New draft of ISO character entities from W3C

By Rick Jelliffe
July 27, 2008

I am pleased to see that the W3C MathML WG has produced a new draft XML Entity definitions for Characters. These are the latest and greatest mappings from the characters to Unicode. These are the characters you get in HTML or XHTML when you type ⌈ it should give you the character ⌈

There are three ways to use these entities:

  • Use a DTD and call in the sets as parameter entities
  • Use XSLT2 and the character map function
  • Use (draft) ISO DSRL (Martin Bryan's implementation in the Zip file as is a front end for XSLT2)

ISO/IEC JTC1 SC34 (the Document Processing and Description Languages committee) originally defined and owned these sets, which SGML-ers and DTD users can be familar with through entity sets such as isopub. SGML was designed for the publishing industry, and mathematical typesetting has always had a need for many special characters. The American Mathematical Society was strongly involved and I am glad to see it is continuing its involvement. SC34 handed over maintenance of the entity sets to W3C MathML a year or so ago.

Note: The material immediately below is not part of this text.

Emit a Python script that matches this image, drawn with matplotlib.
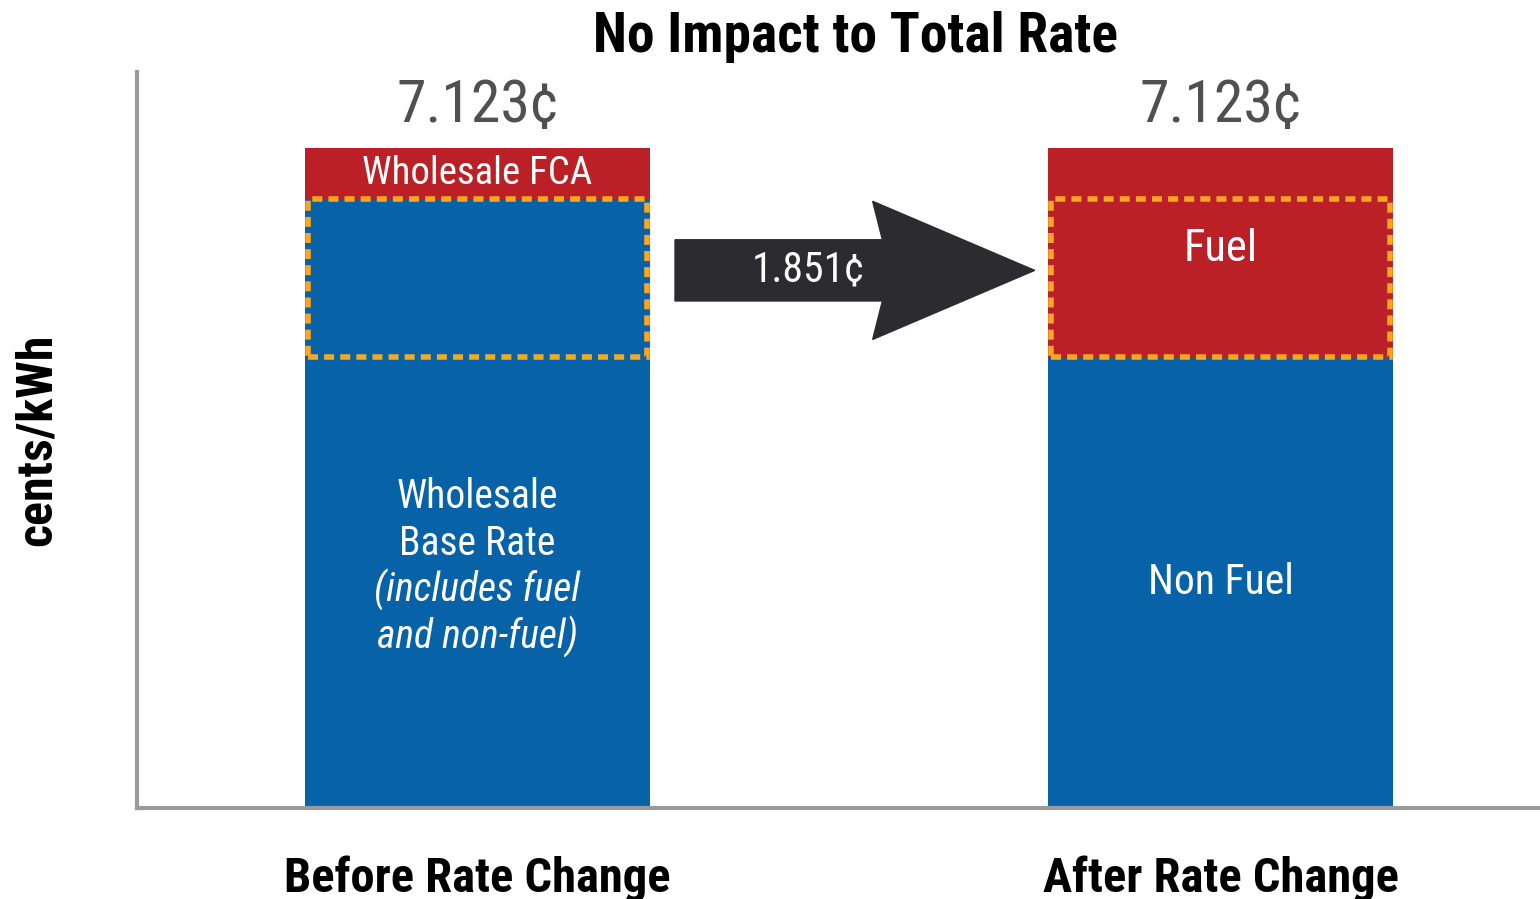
import matplotlib.pyplot as plt
from matplotlib.patches import Rectangle, FancyArrow

plt.rcParams["font.family"] = ["Roboto Condensed", "DejaVu Sans"]
plt.rcParams["font.stretch"] = "condensed"

# data (cents/kWh)
categories = ["Before Rate Change", "After Rate Change"]
totals = [7.123, 7.123]
non_fuel = [4.87, 4.87]
fuel = [1.70, 1.70]
fca = [0.553, 0.553]
moved_label = "1.851¢"

BLUE = "#0762A8"
RED = "#BA2025"
ORANGE = "#FAA61F"
ARROW = "#2B2B30"
SPINE = "#9A9A9A"

W, H = 1540, 899
fig = plt.figure(figsize=(W / 100, H / 100), dpi=100)
ax = fig.add_axes([137 / W, 1 - 808 / H, 1 - 137 / W, (808 - 72) / H])

x = [0, 1]
width = 0.464

# before: base rate (fuel + non fuel) all blue, FCA on top
base = [non_fuel[0] + fuel[0]]
ax.bar(x[0], base[0], width, color=BLUE, zorder=2)
ax.bar(x[0], fca[0], width, bottom=base[0], color=RED, zorder=2)

# after: non fuel blue, fuel red, rest red
ax.bar(x[1], non_fuel[1], width, color=BLUE, zorder=2)
ax.bar(x[1], fuel[1], width, bottom=non_fuel[1], color=RED, zorder=2)
ax.bar(x[1], fca[1], width, bottom=non_fuel[1] + fuel[1], color=RED, zorder=2)

# dashed boxes around the fuel part
for i in range(2):
    ax.add_patch(Rectangle((x[i] - width / 2 + 0.004, non_fuel[i]), width - 0.008, fuel[i],
                           fill=False, edgecolor=ORANGE, lw=4.0,
                           linestyle=(0, (1.8, 1.1)), zorder=3))

# totals
for i in range(2):
    ax.text(x[i], totals[i] + 0.28, f"{totals[i]:.3f}¢", ha="center", va="baseline",
            fontsize=43, color="#505050")

# segment labels
ax.text(x[0], base[0] + fca[0] / 2, "Wholesale FCA", ha="center", va="center",
        fontsize=28, color="white", zorder=4)
lines = ["Wholesale", "Base Rate", "(includes fuel", "and non-fuel)"]
styles = ["normal", "normal", "italic", "italic"]
mid = 2.60
for k, (txt, st) in enumerate(zip(lines, styles)):
    ax.text(x[0], mid + (1.5 - k) * 0.507, txt, ha="center", va="center",
            fontsize=28.5, style=st, color="white", zorder=4)
ax.text(x[1], non_fuel[1] + fuel[1] * 0.68, "Fuel", ha="center", va="center",
        fontsize=32, color="white", zorder=4)
ax.text(x[1], non_fuel[1] / 2, "Non Fuel", ha="center", va="center",
        fontsize=30, color="white", zorder=4)

# arrow
arrow_y = 5.80
ax.add_patch(FancyArrow(0.266, arrow_y, 0.484, 0, width=0.66, head_width=1.49,
                        head_length=0.218, length_includes_head=True, overhang=0.06,
                        color=ARROW, zorder=3))
ax.text(0.445, arrow_y, moved_label, ha="center", va="center", fontsize=30,
        color="white", zorder=4)

ax.set_xlim(-0.458, 1.430)
ax.set_ylim(0, 7.94)
ax.set_xticks(x, categories)
ax.tick_params(axis="x", length=0, pad=34, labelsize=35)
for lab in ax.get_xticklabels():
    lab.set_fontweight("bold")
ax.set_yticks([])
for side in ["top", "right"]:
    ax.spines[side].set_visible(False)
for side in ["left", "bottom"]:
    ax.spines[side].set_color(SPINE)
    ax.spines[side].set_linewidth(3)

fig.text(855 / W, 1 - 37 / H, "No Impact to Total Rate", ha="center", va="center",
         fontsize=40, fontweight="bold")
fig.text(37 / W, 1 - 440 / H, "cents/kWh", ha="center", va="center", rotation=90,
         fontsize=36, fontweight="bold")

fig.savefig("out.png", dpi=100)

I advise people who are still using my PEN entity set to move over to the W3C mappings for new documents. You can tell if you are using the PEN entities because the files will have a .pen extension: my set was I think the first XML mapping from entities to Unicode, though Unicode had already had the ISO sets as an input, and has not been kept up to date (by me, at least!) There have subsequently been several other mappings in common use, notably those used by HTML and those prepared by John Cowan and by OUP's Sebastian Rahtz.

They all have small differences. So professional publishers with maths probably will not want to change old files to use the new mappings (and risk the wrong symbols appearing): if you are using XML Catalogs, this should all be managable.

The trouble is that HTML had a couple of dubious mappings, and the MathML group has been very loath to change them just to fit in with high quality publishers' legacy files and existing production systems. However, the current changes seem reasonable: mainly they seem to be moving away from using the CJK versions of characters to the versions in the symbol blocks.

phi continues to be a problem, and will always have variable mappings. If you want a straight phi, use phis.

I hope this set takes us one step closer to having all these entity sets built into XML. This is the kind of thing that computers are good at: turning names into numbers.